Contrarian – Why ARK’s Bet Might Be Wrong
The counter-narrative is not about Tether or DAI. It is about the L2s themselves. Several L2 ecosystems are pushing for native settlement assets that are not pegged to fiat. Optimism uses OP for governance and may eventually use it for fees. Arbitrum has ARB. ZKsync has ZK. If these native tokens gain sufficient liquidity and stability – perhaps through algorithmic stabilization or deep incentive programs – the need for an external stablecoin diminishes.
Second, regulatory risk is asymmetric. Circle is regulated. That is a strength today, but if the US passes a stablecoin law that imposes strict capital requirements or reserve audits on all issuers, USDC becomes more expensive to operate. Circle’s revenue from reserve interest could shrink, reducing the incentive to maintain broad L2 integrations. Meanwhile, offshore stablecoins like USDT could fill the gaps without the same compliance costs.
Logic holds until the gas price breaks it.

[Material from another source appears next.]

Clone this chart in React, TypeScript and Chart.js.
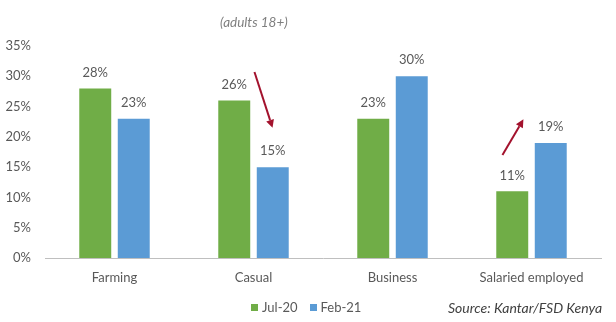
import React, { useEffect, useRef } from "react";
import { Chart, registerables } from "chart.js";

Chart.register(...registerables);

const categories = ["Farming", "Casual", "Business", "Salaried employed"];
const jul20 = [28, 26, 23, 11];
const feb21 = [23, 15, 30, 19];
const seriesNames = ["Jul-20", "Feb-21"];
const yTicks = [0, 5, 10, 15, 20, 25, 30, 35];
// arrow annotations in data space: category index, offset (fraction of category), value
const arrows = [
  { cat: 1, from: [0.007, 30.7], to: [0.137, 21.5] },
  { cat: 3, from: [-0.209, 17.0], to: [-0.058, 22.9] },
];

const GREEN = "#70AD47";
const BLUE = "#5B9BD5";
const TEXT = "#595959";
const FONT = "Lato";

const labelPlugin = {
  id: "valueLabels",
  afterDatasetsDraw(chart: any) {
    const ctx = chart.ctx;
    ctx.save();
    ctx.font = `13px ${FONT}`;
    ctx.fillStyle = TEXT;
    ctx.textAlign = "center";
    ctx.textBaseline = "middle";
    chart.data.datasets.forEach((ds: any, di: number) => {
      const meta = chart.getDatasetMeta(di);
      meta.data.forEach((el: any, i: number) => {
        ctx.fillText(ds.data[i] + "%", el.x, el.y - 16);
      });
    });
    ctx.restore();
  },
};

const arrowPlugin = {
  id: "arrows",
  afterDatasetsDraw(chart: any) {
    const ctx = chart.ctx;
    const xs = chart.scales.x;
    const ys = chart.scales.y;
    const cw = xs.width / categories.length;
    ctx.save();
    ctx.strokeStyle = "#A3122D";
    ctx.fillStyle = "#A3122D";
    ctx.lineWidth = 2;
    arrows.forEach((a) => {
      const cx = xs.getPixelForValue(a.cat);
      const x1 = cx + a.from[0] * cw;
      const y1 = ys.getPixelForValue(a.from[1]);
      const x2 = cx + a.to[0] * cw;
      const y2 = ys.getPixelForValue(a.to[1]);
      const ang = Math.atan2(y2 - y1, x2 - x1);
      const hl = 8;
      const bx = x2 - hl * Math.cos(ang);
      const by = y2 - hl * Math.sin(ang);
      ctx.beginPath();
      ctx.moveTo(x1, y1);
      ctx.lineTo(bx, by);
      ctx.stroke();
      ctx.beginPath();
      ctx.moveTo(x2, y2);
      ctx.lineTo(bx + 4 * Math.cos(ang + Math.PI / 2), by + 4 * Math.sin(ang + Math.PI / 2));
      ctx.lineTo(bx + 4 * Math.cos(ang - Math.PI / 2), by + 4 * Math.sin(ang - Math.PI / 2));
      ctx.closePath();
      ctx.fill();
    });
    ctx.restore();
  },
};

export default function App() {
  const ref = useRef<HTMLCanvasElement>(null);
  useEffect(() => {
    if (!ref.current) return;
    const chart = new Chart(ref.current, {
      type: "bar",
      data: {
        labels: categories,
        datasets: [
          { label: seriesNames[0], data: jul20, backgroundColor: GREEN, categoryPercentage: 0.554, barPercentage: 0.83 },
          { label: seriesNames[1], data: feb21, backgroundColor: BLUE, categoryPercentage: 0.554, barPercentage: 0.83 },
        ],
      },
      options: {
        responsive: false,
        animation: false,
        layout: { padding: { left: 0, right: 15, top: 46, bottom: 34 } },
        plugins: { legend: { display: false }, tooltip: { enabled: false }, title: { display: false } },
        scales: {
          x: {
            grid: { display: false, drawTicks: false },
            border: { display: true, color: "#BFBFBF", width: 1 },
            ticks: { font: { family: FONT, size: 13 }, color: TEXT, padding: 12 },
            afterFit: (s: any) => { s.height = 30; },
          },
          y: {
            min: yTicks[0],
            max: yTicks[yTicks.length - 1],
            afterBuildTicks: (s: any) => { s.ticks = yTicks.map((v) => ({ value: v })); },
            grid: { display: false, drawTicks: false },
            border: { display: false },
            ticks: { font: { family: FONT, size: 13 }, color: TEXT, padding: 14, callback: (v: any) => v + "%" },
            afterFit: (s: any) => { s.width = 45; },
          },
        },
      },
      plugins: [labelPlugin, arrowPlugin],
    });
    return () => chart.destroy();
  }, []);

  const legendItem = (color: string, text: string) => (
    <span style={{ display: "inline-flex", alignItems: "center", marginRight: 12 }}>
      <span style={{ width: 7, height: 7, background: color, display: "inline-block", marginRight: 4 }} />
      <span>{text}</span>
    </span>
  );

  return (
    <div style={{ position: "fixed", left: 0, top: 0, width: 616, height: 322, overflow: "hidden", background: "#fff" }}>
      <canvas ref={ref} width={616} height={322} style={{ position: "absolute", left: 0, top: 0 }} />
      <div style={{ position: "absolute", left: 220, top: 14, font: `italic 13.5px ${FONT}`, color: "#7F7F7F", whiteSpace: "nowrap" }}>
        (adults 18+)
      </div>
      <div style={{ position: "absolute", left: 251, top: 299, font: `13px ${FONT}`, color: TEXT, whiteSpace: "nowrap", display: "flex" }}>
        {legendItem(GREEN, seriesNames[0])}
        {legendItem(BLUE, seriesNames[1])}
      </div>
      <div style={{ position: "absolute", left: 448, top: 299, font: `italic 14px ${FONT}`, color: "#404040", whiteSpace: "nowrap" }}>
        Source: Kantar/FSD Kenya
      </div>
    </div>
  );
}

Third, the rise of decentralized stablecoins on L2s. MakerDAO has deployed DAI on multiple L2s. Curve’s crvUSD is gaining traction. These are trust-minimized alternatives that do not depend on a single corporate entity. If one of these achieves the liquidity depth of USDC, L2s will have a choice. And choice fragments liquidity – the very thing that made USDC indispensable.
I recently completed an institutional due diligence for a modular blockchain protocol. I spent 40 hours analyzing their data availability sampling mechanism and found a centralization risk in their sequencer design. That experience refined my ability to spot hidden dependencies. In the L2 world, the hidden dependency is USDC. ARK sees it as a moat. I see it as a single point of failure – one that is masked by technical elegance.
Takeaway – The Real Vulnerability Forecast
ARK’s purchase is a smart long-term bet on the dollarization of L2s. But the real question is not whether Circle will survive – it is whether L2s will ever wean themselves off a centralized stablecoin. The answer, for the next two years, is no. The network effects are too strong, the integration costs too high, and the user habit too entrenched.
The vulnerability lies in the bridges. Every L2 has a canonical bridge for USDC. Those bridges rely on multi-sig governance, and multi-sig governance is human. The next exploit will not be a ZK circuit bug. It will be a governance attack on a USDC bridge that freezes billions of dollars in L2 liquidity.
ARK is betting on Circle’s ops team to manage that. I am betting on chaos. Both can be right.
In 2025, when autonomous AI agents start managing cross-chain treasury operations, the first thing they will do is analyze the settlement asset’s provenance. I already flagged the AI-Oracle attack vector in my recent protocol review. The same logic applies: if an AI agent trusts USDC as settlement, and the bridge is compromised, the agent’s entire strategy collapses. The intersection of AI and crypto will amplify these risks, not mitigate them.
Complexity hides risk; simplicity reveals it.
So watch the USDC supply on L2s. Watch the number of transactions that settle in USDC versus native tokens. Watch the CCTP volume. If ARK is right, these numbers will grow. If I am right, a single bridge incident will reset the narrative – and ARK’s bet will look like a gamble on a single point of failure.